BETHEL – The Bethel Water District has awarded the contract to repair its broken water system to a town selectman without first putting the project out to bid to determine the best estimate for the extensive work.

District officials cite emergency measures that were needed to supply customers with water, and a last-minute land deal for reasons not to have contractors bid on the project, which is relying on $400,000 in federal money.

Additionally, the district is investigating a Bethel resident’s claim that the well site on which it intends to place three wells may have been contaminated years ago by fuel leaking from a gasoline tank.

The district has been struggling to overcome problems caused last July when a catastrophic rainstorm destroyed the town’s water source and Chapman Brook Watershed.

Responding to recent complaints by disgruntled contractors about the district’s awarding of the project to Jack Cross Excavation, district treasurer Michael Broderick said Friday that the move was approved by the Federal Emergency Management Agency after officials explained the situation.

“We had originally hoped to take our groundwater source project out to bid,” Broderick said. “Under normal circumstances, we would get bid packages out, but it is an emergency situation. We actually didn’t complete the land transaction until Nov. 6, so we didn’t know when we’d start digging.”

He said that FEMA prefers to see a bid process. Cross, a Bethel selectman who has done work for the district in the past, was chosen because of his “good working relationship” and “what seemed to be very competitive prices,” Broderick said.

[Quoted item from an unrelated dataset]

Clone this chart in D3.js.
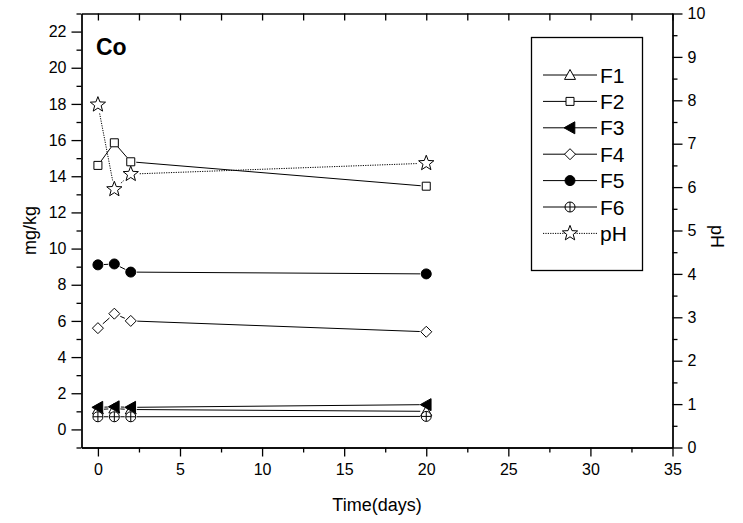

“His people are very productive and very responsible and their work with the water district has been quite well,” he added.

Broderick said Tuesday that had the district gone through the 30-day bid process after buying the land on Nov. 6, they’d be a mile behind in the project, which requires the placement of 2 miles of water main along North Road from the new well site.

Last Thursday, another problem surfaced when resident Frank Gibson wrote a letter to the editor of the Bethel Citizen arguing that the district was drilling for an aquifer in a gravel pit that once contained soil contaminated with methyl tertiary-butyl ether, more commonly known as MTBE.

The chemical compound has been used since 1979 to replace lead as an octane enhancer to prevent engine knocking. It has also been detected in groundwater throughout the country.

However, after learning last week about the problem that Gibson revealed, Broderick said the district tested the water at the new site and learned there is no MTBE present. The compound can leach into the ground and contaminate aquifers.

“There is nothing to indicate there are hydrocarbon compounds in the ground. (Gibson’s comments) are news to us, but they are very serious concerns and we are following up on it with the Maine Department of Environmental Protection. There was no trace of any gasoline or MTBE compound,” Broderick said.

Gibson said that in the early 1990s, soil believed contaminated with MTBE was taken from the Ripley and Fletcher Co. site on Main and Vernon streets and placed into the gravel pit in which the new wells are being drilled.

“We haven’t confirmed that happened, but we’re trying to track it down. We’re not highly alarmed, but it’s a public water supply and we are taking it seriously,” Broderick added.